------ Information supplied ------

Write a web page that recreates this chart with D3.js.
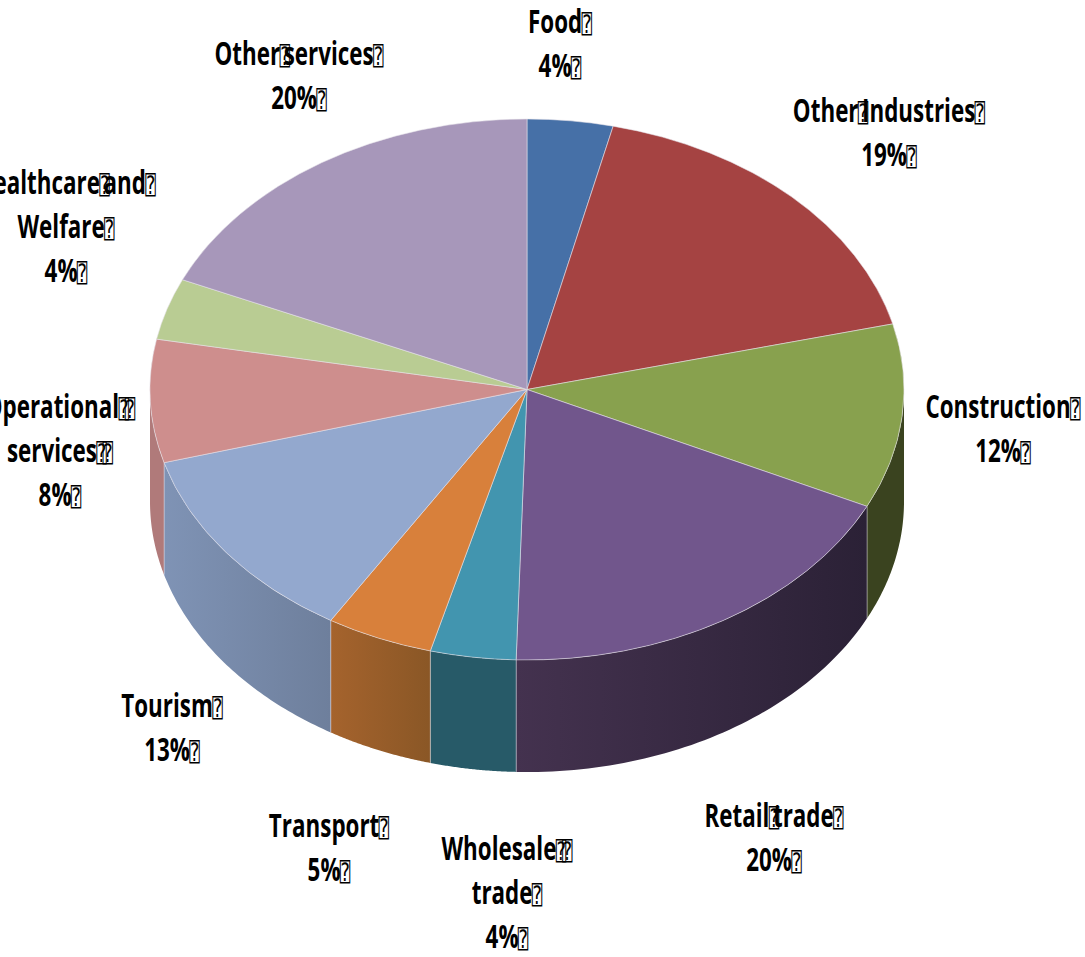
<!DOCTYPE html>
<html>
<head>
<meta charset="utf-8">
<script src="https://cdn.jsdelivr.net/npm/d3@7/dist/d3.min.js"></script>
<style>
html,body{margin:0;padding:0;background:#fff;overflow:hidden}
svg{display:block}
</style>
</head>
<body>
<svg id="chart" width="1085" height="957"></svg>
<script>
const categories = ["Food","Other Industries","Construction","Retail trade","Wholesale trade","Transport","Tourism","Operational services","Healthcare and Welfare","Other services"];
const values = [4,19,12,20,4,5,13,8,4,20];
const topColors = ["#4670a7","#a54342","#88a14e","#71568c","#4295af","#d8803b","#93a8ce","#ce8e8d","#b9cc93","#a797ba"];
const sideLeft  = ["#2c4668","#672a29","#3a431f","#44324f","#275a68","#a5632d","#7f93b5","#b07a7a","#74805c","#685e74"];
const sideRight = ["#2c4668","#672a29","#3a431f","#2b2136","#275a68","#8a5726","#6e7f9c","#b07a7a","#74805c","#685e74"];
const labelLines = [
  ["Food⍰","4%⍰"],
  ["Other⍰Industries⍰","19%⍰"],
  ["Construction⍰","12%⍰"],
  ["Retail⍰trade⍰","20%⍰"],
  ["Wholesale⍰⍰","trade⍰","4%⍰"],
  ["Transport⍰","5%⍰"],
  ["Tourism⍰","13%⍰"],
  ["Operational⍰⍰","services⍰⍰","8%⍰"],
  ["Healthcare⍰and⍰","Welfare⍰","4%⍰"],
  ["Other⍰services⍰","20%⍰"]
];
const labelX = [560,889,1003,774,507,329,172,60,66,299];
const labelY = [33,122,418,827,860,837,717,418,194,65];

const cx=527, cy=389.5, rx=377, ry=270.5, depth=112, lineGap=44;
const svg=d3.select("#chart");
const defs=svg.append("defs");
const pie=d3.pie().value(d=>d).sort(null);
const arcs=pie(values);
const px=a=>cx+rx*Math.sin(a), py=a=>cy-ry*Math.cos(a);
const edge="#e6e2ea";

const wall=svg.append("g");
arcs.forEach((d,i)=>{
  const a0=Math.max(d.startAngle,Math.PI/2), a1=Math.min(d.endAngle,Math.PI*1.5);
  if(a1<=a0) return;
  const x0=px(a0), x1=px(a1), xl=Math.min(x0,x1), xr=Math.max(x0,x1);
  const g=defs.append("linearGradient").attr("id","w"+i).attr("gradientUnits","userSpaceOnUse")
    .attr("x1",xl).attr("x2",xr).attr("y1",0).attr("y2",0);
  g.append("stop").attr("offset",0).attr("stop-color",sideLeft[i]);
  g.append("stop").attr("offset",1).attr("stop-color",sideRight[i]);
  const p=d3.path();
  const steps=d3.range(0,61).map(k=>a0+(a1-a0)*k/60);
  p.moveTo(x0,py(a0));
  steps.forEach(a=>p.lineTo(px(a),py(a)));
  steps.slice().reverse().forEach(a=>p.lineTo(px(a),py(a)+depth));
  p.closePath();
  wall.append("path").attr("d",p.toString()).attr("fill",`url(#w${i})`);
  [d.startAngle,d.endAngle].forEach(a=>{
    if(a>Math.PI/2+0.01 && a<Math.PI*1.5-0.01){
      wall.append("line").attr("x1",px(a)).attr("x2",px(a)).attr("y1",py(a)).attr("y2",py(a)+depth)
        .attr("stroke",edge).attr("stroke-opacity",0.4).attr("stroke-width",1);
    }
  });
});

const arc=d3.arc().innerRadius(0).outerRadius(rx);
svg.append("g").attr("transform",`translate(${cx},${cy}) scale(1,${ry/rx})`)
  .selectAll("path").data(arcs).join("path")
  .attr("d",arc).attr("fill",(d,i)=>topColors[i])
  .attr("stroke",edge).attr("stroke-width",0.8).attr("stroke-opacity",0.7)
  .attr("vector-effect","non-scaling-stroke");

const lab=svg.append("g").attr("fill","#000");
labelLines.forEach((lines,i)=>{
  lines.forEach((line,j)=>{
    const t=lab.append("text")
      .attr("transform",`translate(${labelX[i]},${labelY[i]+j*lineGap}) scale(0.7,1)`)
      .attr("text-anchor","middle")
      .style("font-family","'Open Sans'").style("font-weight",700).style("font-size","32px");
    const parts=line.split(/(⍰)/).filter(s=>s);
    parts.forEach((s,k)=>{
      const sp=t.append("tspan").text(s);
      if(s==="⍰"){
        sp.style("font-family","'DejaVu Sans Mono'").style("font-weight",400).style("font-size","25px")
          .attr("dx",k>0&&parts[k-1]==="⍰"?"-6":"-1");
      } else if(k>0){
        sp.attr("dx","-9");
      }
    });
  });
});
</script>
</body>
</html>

------

Aim of the exercise:
Leave the pictures out, and print every line of the listing exactly as written.

Written solution:
Write a web page that recreates this chart with D3.js.
<!DOCTYPE html>
<html>
<head>
<meta charset="utf-8">
<script src="https://cdn.jsdelivr.net/npm/d3@7/dist/d3.min.js"></script>
<style>
html,body{margin:0;padding:0;background:#fff;overflow:hidden}
svg{display:block}
</style>
</head>
<body>
<svg id="chart" width="1085" height="957"></svg>
<script>
const categories = ["Food","Other Industries","Construction","Retail trade","Wholesale trade","Transport","Tourism","Operational services","Healthcare and Welfare","Other services"];
const values = [4,19,12,20,4,5,13,8,4,20];
const topColors = ["#4670a7","#a54342","#88a14e","#71568c","#4295af","#d8803b","#93a8ce","#ce8e8d","#b9cc93","#a797ba"];
const sideLeft  = ["#2c4668","#672a29","#3a431f","#44324f","#275a68","#a5632d","#7f93b5","#b07a7a","#74805c","#685e74"];
const sideRight = ["#2c4668","#672a29","#3a431f","#2b2136","#275a68","#8a5726","#6e7f9c","#b07a7a","#74805c","#685e74"];
const labelLines = [
  ["Food⍰","4%⍰"],
  ["Other⍰Industries⍰","19%⍰"],
  ["Construction⍰","12%⍰"],
  ["Retail⍰trade⍰","20%⍰"],
  ["Wholesale⍰⍰","trade⍰","4%⍰"],
  ["Transport⍰","5%⍰"],
  ["Tourism⍰","13%⍰"],
  ["Operational⍰⍰","services⍰⍰","8%⍰"],
  ["Healthcare⍰and⍰","Welfare⍰","4%⍰"],
  ["Other⍰services⍰","20%⍰"]
];
const labelX = [560,889,1003,774,507,329,172,60,66,299];
const labelY = [33,122,418,827,860,837,717,418,194,65];

const cx=527, cy=389.5, rx=377, ry=270.5, depth=112, lineGap=44;
const svg=d3.select("#chart");
const defs=svg.append("defs");
const pie=d3.pie().value(d=>d).sort(null);
const arcs=pie(values);
const px=a=>cx+rx*Math.sin(a), py=a=>cy-ry*Math.cos(a);
const edge="#e6e2ea";

const wall=svg.append("g");
arcs.forEach((d,i)=>{
  const a0=Math.max(d.startAngle,Math.PI/2), a1=Math.min(d.endAngle,Math.PI*1.5);
  if(a1<=a0) return;
  const x0=px(a0), x1=px(a1), xl=Math.min(x0,x1), xr=Math.max(x0,x1);
  const g=defs.append("linearGradient").attr("id","w"+i).attr("gradientUnits","userSpaceOnUse")
    .attr("x1",xl).attr("x2",xr).attr("y1",0).attr("y2",0);
  g.append("stop").attr("offset",0).attr("stop-color",sideLeft[i]);
  g.append("stop").attr("offset",1).attr("stop-color",sideRight[i]);
  const p=d3.path();
  const steps=d3.range(0,61).map(k=>a0+(a1-a0)*k/60);
  p.moveTo(x0,py(a0));
  steps.forEach(a=>p.lineTo(px(a),py(a)));
  steps.slice().reverse().forEach(a=>p.lineTo(px(a),py(a)+depth));
  p.closePath();
  wall.append("path").attr("d",p.toString()).attr("fill",`url(#w${i})`);
  [d.startAngle,d.endAngle].forEach(a=>{
    if(a>Math.PI/2+0.01 && a<Math.PI*1.5-0.01){
      wall.append("line").attr("x1",px(a)).attr("x2",px(a)).attr("y1",py(a)).attr("y2",py(a)+depth)
        .attr("stroke",edge).attr("stroke-opacity",0.4).attr("stroke-width",1);
    }
  });
});

const arc=d3.arc().innerRadius(0).outerRadius(rx);
svg.append("g").attr("transform",`translate(${cx},${cy}) scale(1,${ry/rx})`)
  .selectAll("path").data(arcs).join("path")
  .attr("d",arc).attr("fill",(d,i)=>topColors[i])
  .attr("stroke",edge).attr("stroke-width",0.8).attr("stroke-opacity",0.7)
  .attr("vector-effect","non-scaling-stroke");

const lab=svg.append("g").attr("fill","#000");
labelLines.forEach((lines,i)=>{
  lines.forEach((line,j)=>{
    const t=lab.append("text")
      .attr("transform",`translate(${labelX[i]},${labelY[i]+j*lineGap}) scale(0.7,1)`)
      .attr("text-anchor","middle")
      .style("font-family","'Open Sans'").style("font-weight",700).style("font-size","32px");
    const parts=line.split(/(⍰)/).filter(s=>s);
    parts.forEach((s,k)=>{
      const sp=t.append("tspan").text(s);
      if(s==="⍰"){
        sp.style("font-family","'DejaVu Sans Mono'").style("font-weight",400).style("font-size","25px")
          .attr("dx",k>0&&parts[k-1]==="⍰"?"-6":"-1");
      } else if(k>0){
        sp.attr("dx","-9");
      }
    });
  });
});
</script>
</body>
</html>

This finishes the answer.